→ **SET TASK**:
Gather all lines in the entries that include the word "this".

--- Start TASK INPUT ---

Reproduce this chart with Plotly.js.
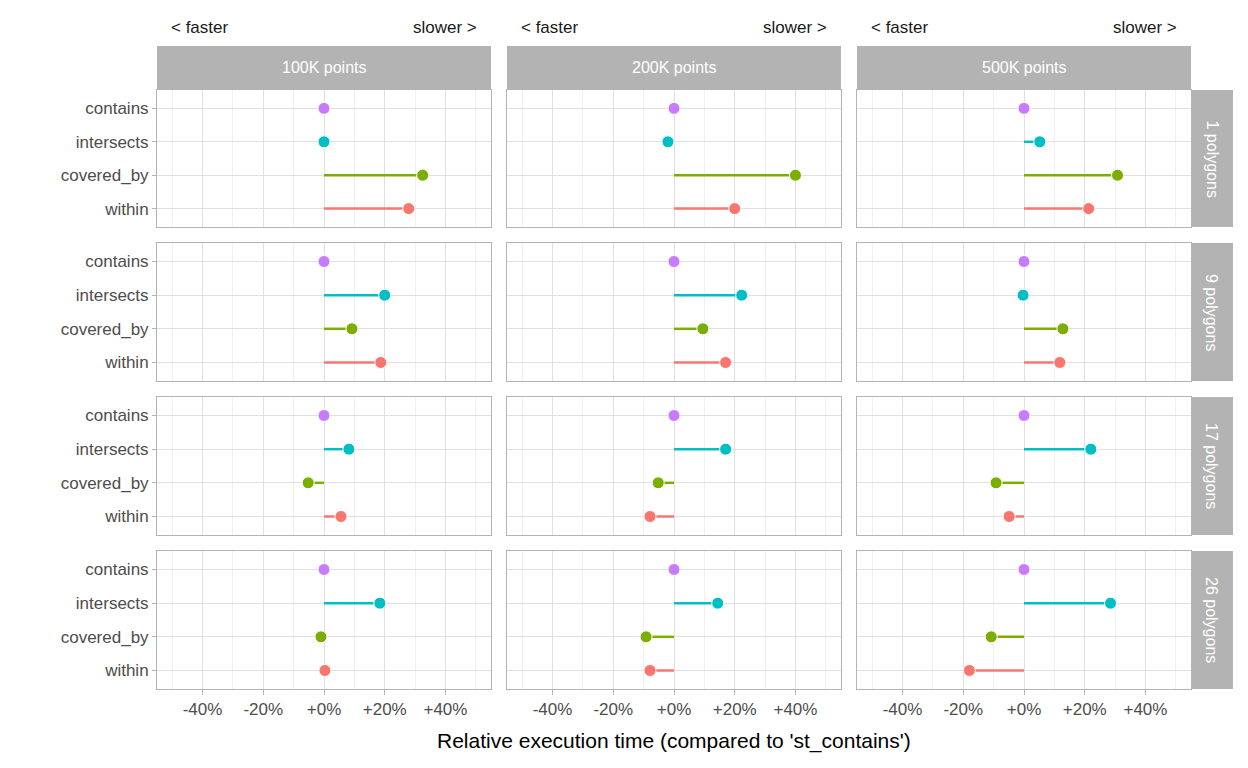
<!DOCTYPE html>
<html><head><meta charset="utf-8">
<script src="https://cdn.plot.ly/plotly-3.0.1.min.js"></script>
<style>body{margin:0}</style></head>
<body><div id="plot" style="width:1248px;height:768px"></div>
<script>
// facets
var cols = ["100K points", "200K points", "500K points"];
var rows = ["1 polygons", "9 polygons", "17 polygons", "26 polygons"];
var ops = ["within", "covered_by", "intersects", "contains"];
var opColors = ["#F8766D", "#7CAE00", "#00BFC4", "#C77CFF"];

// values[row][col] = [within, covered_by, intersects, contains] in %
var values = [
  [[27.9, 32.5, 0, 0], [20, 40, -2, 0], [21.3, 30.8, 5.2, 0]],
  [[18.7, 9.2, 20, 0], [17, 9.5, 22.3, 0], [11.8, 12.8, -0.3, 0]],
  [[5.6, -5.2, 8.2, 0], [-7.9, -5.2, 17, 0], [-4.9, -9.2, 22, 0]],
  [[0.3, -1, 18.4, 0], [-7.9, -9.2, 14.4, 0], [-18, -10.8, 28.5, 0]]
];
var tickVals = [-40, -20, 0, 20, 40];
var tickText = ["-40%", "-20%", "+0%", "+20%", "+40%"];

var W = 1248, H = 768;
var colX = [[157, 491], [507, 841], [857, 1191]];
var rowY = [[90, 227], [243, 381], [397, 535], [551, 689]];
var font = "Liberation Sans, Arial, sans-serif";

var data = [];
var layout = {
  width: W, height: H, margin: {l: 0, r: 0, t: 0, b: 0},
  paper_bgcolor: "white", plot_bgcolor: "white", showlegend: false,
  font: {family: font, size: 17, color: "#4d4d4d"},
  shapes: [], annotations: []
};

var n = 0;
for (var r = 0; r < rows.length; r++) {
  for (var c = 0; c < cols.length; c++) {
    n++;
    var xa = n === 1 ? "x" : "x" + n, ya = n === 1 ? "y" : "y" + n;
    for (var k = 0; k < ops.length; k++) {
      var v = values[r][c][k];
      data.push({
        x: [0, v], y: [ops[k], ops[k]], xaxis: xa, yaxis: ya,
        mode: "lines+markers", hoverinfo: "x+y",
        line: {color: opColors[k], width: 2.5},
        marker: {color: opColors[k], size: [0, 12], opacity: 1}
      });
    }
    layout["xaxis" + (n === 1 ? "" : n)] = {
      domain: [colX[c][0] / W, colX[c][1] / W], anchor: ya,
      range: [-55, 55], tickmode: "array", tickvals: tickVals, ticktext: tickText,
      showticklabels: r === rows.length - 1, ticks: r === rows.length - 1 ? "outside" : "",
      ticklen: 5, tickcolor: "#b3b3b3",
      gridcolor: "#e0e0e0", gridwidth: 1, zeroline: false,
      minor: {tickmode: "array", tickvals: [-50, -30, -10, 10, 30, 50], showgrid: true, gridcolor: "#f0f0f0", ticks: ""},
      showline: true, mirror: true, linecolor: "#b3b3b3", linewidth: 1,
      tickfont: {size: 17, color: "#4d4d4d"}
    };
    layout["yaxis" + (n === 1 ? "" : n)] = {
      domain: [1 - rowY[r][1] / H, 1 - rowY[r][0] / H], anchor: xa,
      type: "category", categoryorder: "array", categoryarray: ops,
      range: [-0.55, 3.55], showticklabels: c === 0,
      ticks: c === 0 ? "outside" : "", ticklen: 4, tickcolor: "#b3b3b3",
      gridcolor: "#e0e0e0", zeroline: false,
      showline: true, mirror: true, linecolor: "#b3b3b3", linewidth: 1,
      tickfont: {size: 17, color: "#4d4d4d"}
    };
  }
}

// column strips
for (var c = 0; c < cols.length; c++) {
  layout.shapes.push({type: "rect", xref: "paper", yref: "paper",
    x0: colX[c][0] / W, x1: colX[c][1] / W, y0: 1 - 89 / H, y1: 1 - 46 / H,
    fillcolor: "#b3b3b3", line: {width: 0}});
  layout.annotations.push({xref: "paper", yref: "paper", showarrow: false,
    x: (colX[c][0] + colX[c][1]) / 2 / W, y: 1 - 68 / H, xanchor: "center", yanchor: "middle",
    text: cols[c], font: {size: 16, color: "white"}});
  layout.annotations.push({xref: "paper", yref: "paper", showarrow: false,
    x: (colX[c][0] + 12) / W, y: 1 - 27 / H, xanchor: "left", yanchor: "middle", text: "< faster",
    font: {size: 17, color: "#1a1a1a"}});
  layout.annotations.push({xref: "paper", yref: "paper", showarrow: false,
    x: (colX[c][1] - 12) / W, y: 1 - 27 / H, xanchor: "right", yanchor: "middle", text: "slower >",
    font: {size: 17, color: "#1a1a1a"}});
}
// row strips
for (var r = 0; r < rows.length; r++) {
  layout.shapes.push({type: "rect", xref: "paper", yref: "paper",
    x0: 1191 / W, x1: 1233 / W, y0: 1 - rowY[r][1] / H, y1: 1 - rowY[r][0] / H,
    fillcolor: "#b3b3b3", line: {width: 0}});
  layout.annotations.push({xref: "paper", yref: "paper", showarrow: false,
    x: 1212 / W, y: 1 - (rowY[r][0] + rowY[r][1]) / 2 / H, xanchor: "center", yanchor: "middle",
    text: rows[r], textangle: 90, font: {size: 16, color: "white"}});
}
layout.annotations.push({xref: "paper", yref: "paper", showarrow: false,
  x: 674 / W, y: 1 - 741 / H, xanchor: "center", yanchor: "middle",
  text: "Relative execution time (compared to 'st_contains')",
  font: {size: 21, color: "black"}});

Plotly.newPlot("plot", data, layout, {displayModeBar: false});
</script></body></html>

--- End TASK INPUT ---
--- Start TASK INPUT ---

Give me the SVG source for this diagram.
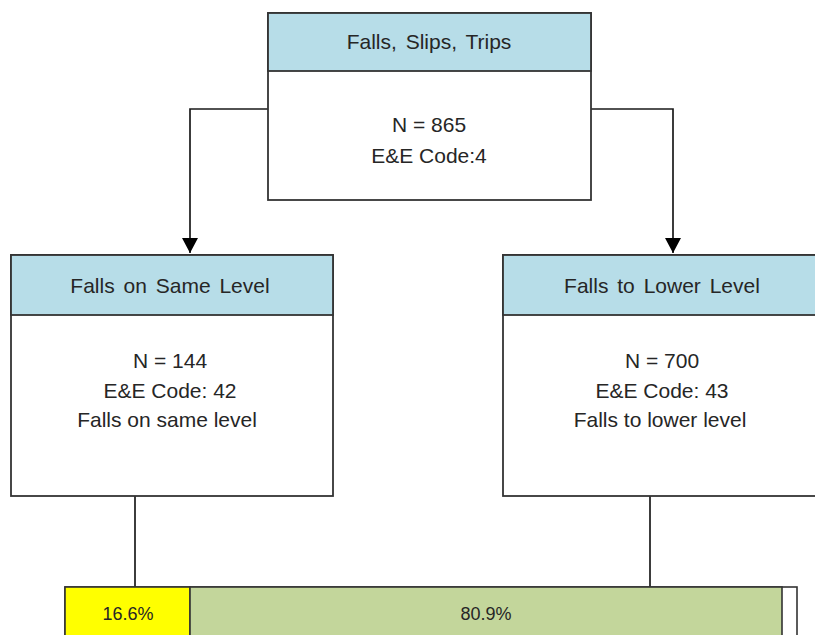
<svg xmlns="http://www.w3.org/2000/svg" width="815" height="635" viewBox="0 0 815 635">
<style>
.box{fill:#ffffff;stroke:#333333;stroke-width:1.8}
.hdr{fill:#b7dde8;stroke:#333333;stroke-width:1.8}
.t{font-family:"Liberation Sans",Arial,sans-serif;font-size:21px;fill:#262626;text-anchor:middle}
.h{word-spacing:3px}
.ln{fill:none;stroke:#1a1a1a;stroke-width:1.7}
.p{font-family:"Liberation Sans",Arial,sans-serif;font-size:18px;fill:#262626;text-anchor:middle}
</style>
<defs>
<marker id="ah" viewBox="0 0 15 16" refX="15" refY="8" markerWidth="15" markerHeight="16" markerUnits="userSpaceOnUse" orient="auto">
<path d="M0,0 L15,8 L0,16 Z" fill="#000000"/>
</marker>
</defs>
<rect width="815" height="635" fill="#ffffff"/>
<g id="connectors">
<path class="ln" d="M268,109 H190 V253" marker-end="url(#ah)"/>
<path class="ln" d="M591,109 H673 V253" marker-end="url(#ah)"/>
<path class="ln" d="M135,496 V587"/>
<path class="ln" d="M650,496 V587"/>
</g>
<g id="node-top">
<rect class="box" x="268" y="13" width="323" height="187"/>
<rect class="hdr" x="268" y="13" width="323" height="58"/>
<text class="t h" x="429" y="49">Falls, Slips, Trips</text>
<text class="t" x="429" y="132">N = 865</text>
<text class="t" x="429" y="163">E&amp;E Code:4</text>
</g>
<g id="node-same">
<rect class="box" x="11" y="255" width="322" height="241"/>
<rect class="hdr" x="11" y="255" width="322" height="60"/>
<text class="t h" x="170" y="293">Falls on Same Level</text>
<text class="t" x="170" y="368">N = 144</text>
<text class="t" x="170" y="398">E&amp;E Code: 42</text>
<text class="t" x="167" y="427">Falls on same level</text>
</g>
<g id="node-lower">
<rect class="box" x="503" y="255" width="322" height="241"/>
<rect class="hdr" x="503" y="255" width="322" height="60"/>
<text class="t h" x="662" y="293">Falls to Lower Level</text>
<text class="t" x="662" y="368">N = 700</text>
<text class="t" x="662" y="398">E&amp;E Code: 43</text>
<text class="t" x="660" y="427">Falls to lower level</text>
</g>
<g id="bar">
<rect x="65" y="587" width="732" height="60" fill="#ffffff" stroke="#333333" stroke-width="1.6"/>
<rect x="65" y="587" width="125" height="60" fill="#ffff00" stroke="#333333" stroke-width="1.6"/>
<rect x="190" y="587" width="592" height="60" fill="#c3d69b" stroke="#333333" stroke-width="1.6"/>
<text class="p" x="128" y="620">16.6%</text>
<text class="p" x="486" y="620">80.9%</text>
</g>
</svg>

--- End TASK INPUT ---

→ **WRITTEN ANSWER**:
Reproduce this chart with Plotly.js.
Give me the SVG source for this diagram.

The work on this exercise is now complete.